**AIM:**
Only the lines from the start of the data to the line containing "Chart.register(...registerables);", both included, should be output, exactly and without pictures.

───── STORED DATA

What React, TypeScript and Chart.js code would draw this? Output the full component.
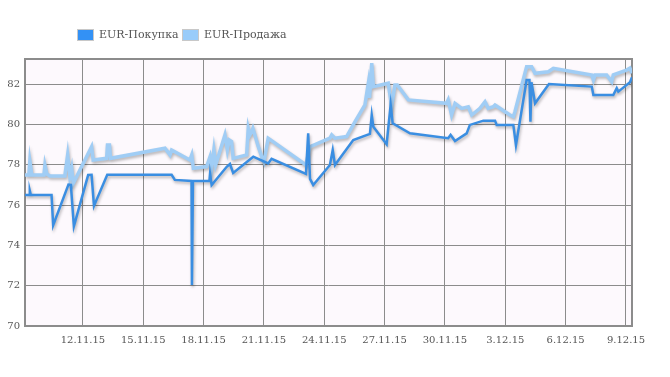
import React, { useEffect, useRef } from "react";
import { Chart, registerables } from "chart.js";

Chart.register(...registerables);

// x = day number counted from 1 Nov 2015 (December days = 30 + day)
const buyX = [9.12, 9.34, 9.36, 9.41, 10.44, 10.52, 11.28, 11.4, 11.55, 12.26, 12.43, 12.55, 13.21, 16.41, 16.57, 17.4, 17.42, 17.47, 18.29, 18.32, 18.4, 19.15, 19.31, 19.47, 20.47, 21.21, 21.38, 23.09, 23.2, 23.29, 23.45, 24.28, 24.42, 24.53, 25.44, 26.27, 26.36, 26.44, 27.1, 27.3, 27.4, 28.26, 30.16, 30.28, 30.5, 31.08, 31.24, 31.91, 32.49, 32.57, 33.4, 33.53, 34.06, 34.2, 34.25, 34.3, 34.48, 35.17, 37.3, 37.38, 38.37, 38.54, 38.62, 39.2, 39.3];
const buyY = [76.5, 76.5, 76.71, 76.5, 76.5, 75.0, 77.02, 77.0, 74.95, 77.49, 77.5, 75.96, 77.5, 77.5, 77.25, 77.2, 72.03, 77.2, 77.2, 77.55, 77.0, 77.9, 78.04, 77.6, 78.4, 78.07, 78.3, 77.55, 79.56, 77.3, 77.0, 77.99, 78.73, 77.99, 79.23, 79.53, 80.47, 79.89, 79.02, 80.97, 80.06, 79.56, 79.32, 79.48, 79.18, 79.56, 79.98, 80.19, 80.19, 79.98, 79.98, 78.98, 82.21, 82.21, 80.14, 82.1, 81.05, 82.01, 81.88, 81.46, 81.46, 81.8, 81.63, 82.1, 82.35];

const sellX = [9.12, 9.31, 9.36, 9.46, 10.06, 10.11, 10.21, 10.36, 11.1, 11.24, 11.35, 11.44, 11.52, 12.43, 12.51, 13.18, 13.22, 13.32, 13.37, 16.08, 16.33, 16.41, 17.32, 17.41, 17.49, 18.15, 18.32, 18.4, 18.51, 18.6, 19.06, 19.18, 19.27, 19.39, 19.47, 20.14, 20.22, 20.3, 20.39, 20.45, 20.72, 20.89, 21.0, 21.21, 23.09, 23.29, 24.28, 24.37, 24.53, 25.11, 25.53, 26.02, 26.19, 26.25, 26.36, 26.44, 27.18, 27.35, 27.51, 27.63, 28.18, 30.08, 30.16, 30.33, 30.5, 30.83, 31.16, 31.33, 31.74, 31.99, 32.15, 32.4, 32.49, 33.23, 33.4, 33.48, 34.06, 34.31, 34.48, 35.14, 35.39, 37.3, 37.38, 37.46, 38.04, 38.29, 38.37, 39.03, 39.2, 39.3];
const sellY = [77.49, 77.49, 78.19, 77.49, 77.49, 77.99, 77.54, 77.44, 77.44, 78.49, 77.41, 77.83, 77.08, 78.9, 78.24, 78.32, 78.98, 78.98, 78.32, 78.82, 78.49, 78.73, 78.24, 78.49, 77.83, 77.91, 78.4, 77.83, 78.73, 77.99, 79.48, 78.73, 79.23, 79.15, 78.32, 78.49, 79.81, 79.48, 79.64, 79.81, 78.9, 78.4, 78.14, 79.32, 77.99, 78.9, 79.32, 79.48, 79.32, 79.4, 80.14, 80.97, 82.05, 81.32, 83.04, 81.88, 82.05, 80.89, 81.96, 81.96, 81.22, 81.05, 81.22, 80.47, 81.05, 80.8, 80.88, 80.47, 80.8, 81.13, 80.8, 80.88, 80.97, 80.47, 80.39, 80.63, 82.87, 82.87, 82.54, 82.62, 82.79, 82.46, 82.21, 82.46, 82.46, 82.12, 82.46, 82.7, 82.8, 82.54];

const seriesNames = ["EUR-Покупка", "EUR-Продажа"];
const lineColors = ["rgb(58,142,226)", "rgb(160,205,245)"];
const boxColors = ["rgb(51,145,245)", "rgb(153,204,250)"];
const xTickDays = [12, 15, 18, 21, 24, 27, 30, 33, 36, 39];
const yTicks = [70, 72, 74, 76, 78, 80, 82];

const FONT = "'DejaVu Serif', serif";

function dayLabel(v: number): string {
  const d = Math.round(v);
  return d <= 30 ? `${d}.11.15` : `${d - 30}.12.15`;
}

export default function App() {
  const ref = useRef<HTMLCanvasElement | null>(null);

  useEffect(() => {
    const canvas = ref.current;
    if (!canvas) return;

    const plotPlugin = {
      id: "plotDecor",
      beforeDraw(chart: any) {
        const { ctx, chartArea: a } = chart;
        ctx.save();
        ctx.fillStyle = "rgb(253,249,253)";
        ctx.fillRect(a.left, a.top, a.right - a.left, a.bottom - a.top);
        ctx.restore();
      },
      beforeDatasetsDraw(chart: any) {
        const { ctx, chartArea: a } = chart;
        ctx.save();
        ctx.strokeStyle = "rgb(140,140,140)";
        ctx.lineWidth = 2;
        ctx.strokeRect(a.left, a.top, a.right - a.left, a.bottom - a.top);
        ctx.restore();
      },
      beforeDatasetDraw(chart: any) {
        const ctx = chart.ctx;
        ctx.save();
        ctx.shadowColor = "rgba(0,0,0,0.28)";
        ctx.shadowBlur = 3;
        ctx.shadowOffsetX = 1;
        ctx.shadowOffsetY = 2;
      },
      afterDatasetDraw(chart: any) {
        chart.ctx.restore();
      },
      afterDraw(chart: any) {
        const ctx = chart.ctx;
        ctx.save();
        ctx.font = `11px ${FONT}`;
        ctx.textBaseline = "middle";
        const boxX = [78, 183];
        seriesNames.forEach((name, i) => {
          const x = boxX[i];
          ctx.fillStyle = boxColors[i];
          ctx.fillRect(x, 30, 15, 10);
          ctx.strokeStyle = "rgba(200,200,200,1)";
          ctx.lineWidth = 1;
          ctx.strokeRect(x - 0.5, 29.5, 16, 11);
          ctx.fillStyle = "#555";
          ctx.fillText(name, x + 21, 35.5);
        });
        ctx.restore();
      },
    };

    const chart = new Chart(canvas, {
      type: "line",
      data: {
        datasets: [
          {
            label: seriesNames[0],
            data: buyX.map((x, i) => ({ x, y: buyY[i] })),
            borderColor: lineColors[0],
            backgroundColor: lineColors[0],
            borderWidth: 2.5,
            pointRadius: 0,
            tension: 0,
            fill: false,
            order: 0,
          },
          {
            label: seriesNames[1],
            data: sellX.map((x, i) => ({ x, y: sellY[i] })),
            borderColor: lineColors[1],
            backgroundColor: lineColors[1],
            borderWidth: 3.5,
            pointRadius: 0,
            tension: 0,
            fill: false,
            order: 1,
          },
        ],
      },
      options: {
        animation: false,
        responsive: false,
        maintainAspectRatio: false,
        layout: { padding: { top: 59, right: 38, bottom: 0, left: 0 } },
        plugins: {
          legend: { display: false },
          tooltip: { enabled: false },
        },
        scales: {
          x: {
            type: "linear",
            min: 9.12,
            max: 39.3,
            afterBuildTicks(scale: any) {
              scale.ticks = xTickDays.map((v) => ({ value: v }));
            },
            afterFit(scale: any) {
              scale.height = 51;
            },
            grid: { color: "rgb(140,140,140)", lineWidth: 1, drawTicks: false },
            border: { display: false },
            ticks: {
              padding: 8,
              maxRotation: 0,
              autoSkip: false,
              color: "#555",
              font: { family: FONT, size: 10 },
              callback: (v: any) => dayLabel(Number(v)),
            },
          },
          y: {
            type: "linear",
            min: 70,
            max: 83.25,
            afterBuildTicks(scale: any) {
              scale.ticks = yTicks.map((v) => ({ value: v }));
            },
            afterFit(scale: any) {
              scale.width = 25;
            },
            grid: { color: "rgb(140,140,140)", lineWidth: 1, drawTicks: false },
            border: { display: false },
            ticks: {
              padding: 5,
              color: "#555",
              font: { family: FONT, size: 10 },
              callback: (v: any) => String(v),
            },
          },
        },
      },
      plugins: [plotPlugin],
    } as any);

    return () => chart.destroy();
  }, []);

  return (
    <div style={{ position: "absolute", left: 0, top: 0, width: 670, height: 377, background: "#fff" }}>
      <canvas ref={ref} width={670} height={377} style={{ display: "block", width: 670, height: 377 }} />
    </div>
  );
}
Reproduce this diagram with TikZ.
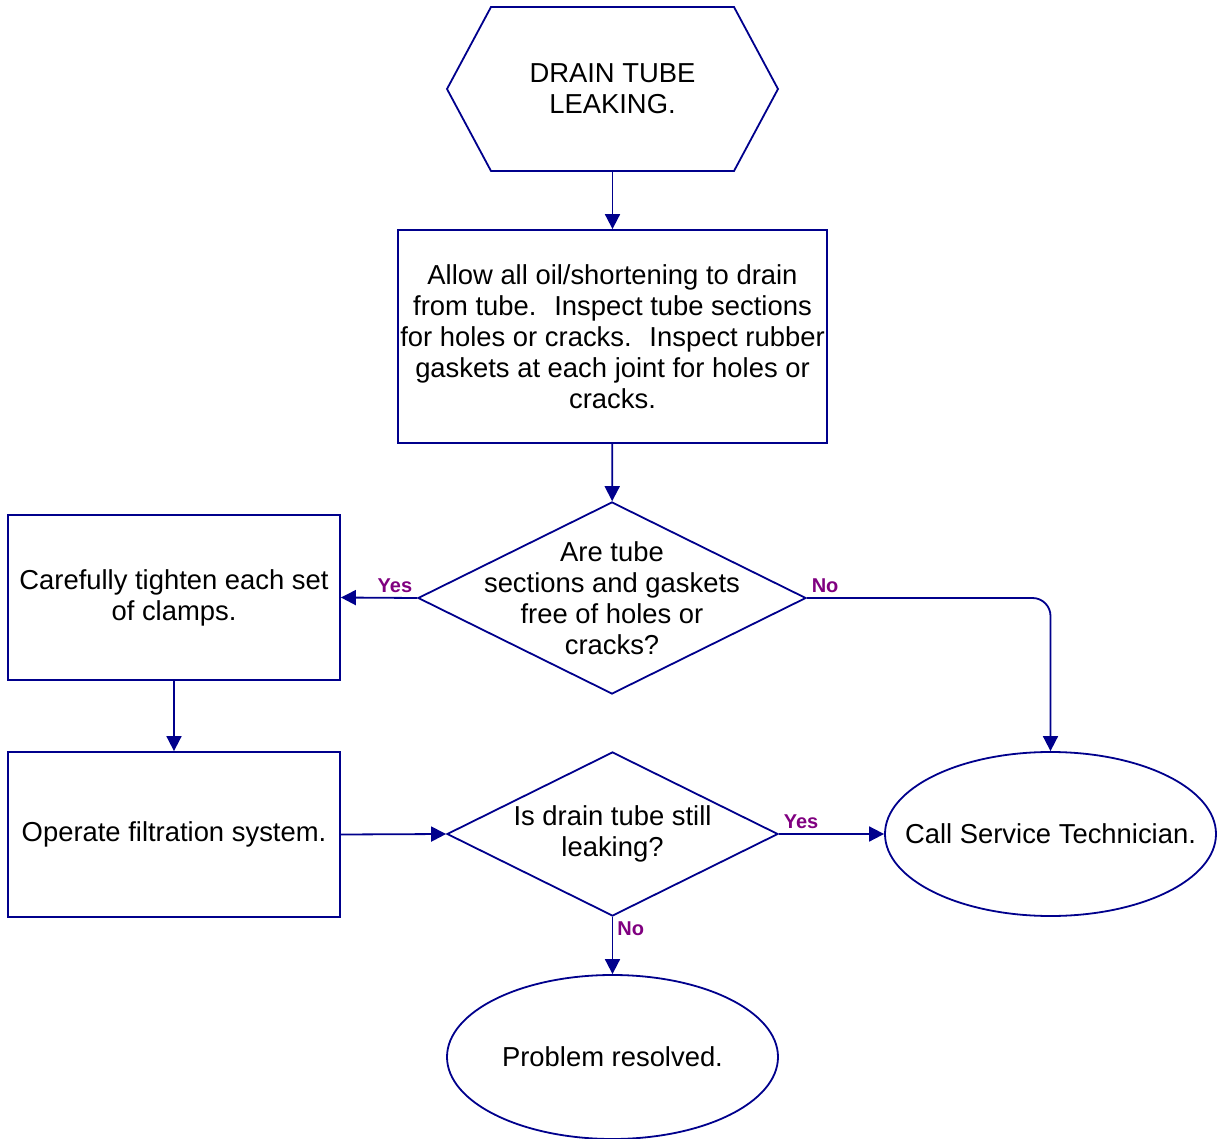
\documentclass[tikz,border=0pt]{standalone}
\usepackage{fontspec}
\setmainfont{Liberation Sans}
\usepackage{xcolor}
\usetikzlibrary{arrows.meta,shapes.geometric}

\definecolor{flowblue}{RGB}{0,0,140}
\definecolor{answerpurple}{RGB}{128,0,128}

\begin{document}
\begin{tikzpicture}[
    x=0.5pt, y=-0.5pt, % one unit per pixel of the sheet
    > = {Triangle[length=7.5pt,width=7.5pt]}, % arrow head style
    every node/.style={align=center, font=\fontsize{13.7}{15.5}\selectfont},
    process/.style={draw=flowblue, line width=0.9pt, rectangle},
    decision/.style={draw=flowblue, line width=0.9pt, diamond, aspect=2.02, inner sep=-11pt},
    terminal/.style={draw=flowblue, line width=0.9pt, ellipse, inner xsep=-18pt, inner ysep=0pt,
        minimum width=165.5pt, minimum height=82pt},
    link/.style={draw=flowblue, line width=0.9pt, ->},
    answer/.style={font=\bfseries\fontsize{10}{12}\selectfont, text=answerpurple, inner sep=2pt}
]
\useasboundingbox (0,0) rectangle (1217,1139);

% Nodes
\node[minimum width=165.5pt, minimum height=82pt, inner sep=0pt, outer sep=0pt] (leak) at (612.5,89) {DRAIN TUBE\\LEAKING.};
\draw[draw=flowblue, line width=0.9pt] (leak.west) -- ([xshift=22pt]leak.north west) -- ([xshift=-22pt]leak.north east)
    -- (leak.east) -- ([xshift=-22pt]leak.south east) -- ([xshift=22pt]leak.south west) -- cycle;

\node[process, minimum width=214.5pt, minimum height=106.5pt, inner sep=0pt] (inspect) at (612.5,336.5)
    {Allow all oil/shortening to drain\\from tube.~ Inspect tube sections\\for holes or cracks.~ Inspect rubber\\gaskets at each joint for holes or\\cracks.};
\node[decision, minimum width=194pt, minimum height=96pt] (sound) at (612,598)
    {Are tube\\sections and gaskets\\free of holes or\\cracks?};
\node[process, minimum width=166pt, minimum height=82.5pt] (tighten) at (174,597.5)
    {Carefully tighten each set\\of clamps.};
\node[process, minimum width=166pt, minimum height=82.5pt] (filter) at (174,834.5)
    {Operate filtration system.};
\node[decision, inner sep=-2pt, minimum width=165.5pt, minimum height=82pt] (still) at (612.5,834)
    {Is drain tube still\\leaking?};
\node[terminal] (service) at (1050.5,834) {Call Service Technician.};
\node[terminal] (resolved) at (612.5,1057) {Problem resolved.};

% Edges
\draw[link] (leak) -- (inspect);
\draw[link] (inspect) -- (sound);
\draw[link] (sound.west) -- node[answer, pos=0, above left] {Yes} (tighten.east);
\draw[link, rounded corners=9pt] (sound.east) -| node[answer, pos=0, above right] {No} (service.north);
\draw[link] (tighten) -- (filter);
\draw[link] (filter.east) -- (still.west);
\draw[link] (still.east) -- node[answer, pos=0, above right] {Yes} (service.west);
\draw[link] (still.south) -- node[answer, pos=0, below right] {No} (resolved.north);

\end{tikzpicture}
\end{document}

──────────

**ANSWER FOR THE TASK:**
What React, TypeScript and Chart.js code would draw this? Output the full component.
import React, { useEffect, useRef } from "react";
import { Chart, registerables } from "chart.js";

Chart.register(...registerables);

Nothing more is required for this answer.